The Reverso 1931 Dame with Double Signature adds a discreet layer of collectability. Heated blue hands cut across the dial, the steel flashes with that specific shade of blue which watchmakers obtain through thermal treatment, and the typography carries a second signature from a historic retailer. Jaeger‑LeCoultre delivered only limited batches of Reverso pieces with such co‑signed dials to select boutiques, so surviving examples speak both about the brand and about the distribution network that helped make the Reverso an international object of desire. I always enjoy these small traces of commercial history as they frame the watch within a social geography, not just within a factory ledger.
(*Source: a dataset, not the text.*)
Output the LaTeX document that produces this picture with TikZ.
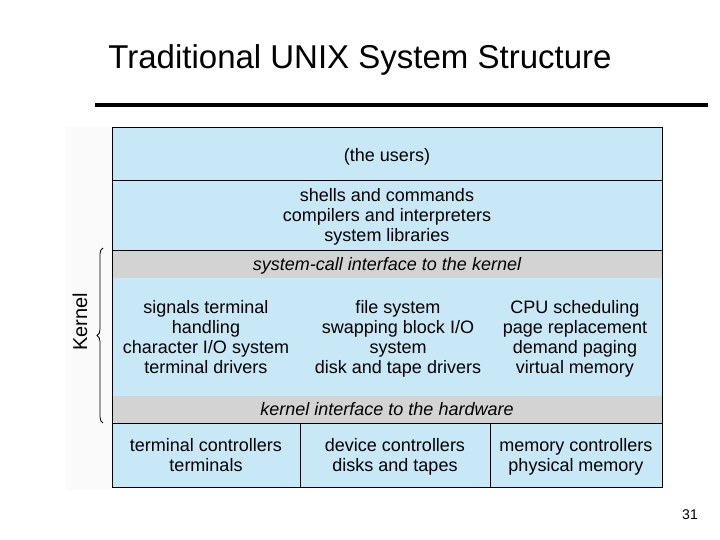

Jaeger-LeCoultre’s The Collectibles Exhibition

Perhaps the most surprising piece in the set is the Reverso 1931 with cordonnet bracelet. Collectors usually associate these feminine Reverso models with slim leather straps, yet this example wears a chromed cordonnet, a rope‑like bracelet attached via specific lugs that differ from the usual straight bar arrangement. The look feels closer to jewellery while it keeps the hard edges and rectilinear architecture of the case, and you can almost imagine it appearing in a 1930s magazine as a piece of modern design rather than a sports watch. The size and profile make it an easy daily wearer today, especially for someone who prefers a period‑correct bracelet that still feels contemporary.

The final two Reverso 1931 Dame pieces round out the feminine side of the capsule with stronger graphic contrast. Both examples sit within cases framed by geometric brackets and they pair either black or brown calfskin straps with dials that push the Art Deco theme further. The black dial option, in particular, must have looked extremely forward‑looking in the early 1930s when most women’s watches still used light, finely printed dials. Seeing all four Dame models side by side underscores how quickly Jaeger‑LeCoultre explored variations in metal, display and attachment while it kept the essential Reverso grammar intact.

Jaeger-LeCoultre’s The Collectibles Exhibition

What you receive, how you buy and a word on price

Each Collectibles watch in this capsule leaves the boutique as a complete package. You receive the watch, an extract from the Jaeger‑LeCoultre archives, a freshly made strap matched to the case and dial, and a copy of The Collectibles book which situates your piece within the broader lineage of the manufacture. When the original box, papers or bracelet survive, Jaeger‑LeCoultre includes them as well, a detail that matters if you care about historical integrity and future liquidity.

Jaeger-LeCoultre

The watches are on sale globally from 5 February 2026 through the brand’s website and at the Madison Avenue flagship during the exhibition period. Jaeger‑LeCoultre lists each Collectibles piece individually and invites prospective buyers to contact the boutique or their advisor for exact pricing; the official platform currently shows capsule watches with “price available upon request”, which signals a level that sits above current production but remains in line with rare, fully serviced manufacture‑certified vintage. For context, modern high‑end Reverso references such as the Tribute Monoface Small Seconds now start in the low five figures in euro or dollars, while limited complicated variants climb significantly higher. In that light, a historically important, early‑1930s Reverso with factory restoration and documentation will likely appeal to collectors who already understand what these watches achieve on the open market and who see value in pairing originality with brand backing.

Jaeger-LeCoultre’s The Collectibles Exhibition

Walking out of the Madison Avenue boutique with one of these pieces on the wrist feels less like buying a vintage Reverso and more like reconnecting a loose thread in the model’s history. You do not just acquire a watch; you join a short chain of custodians that stretches back to the first owner who flipped that case over to shield the crystal from a flying polo ball in an era when the Chrysler Building still counted as new.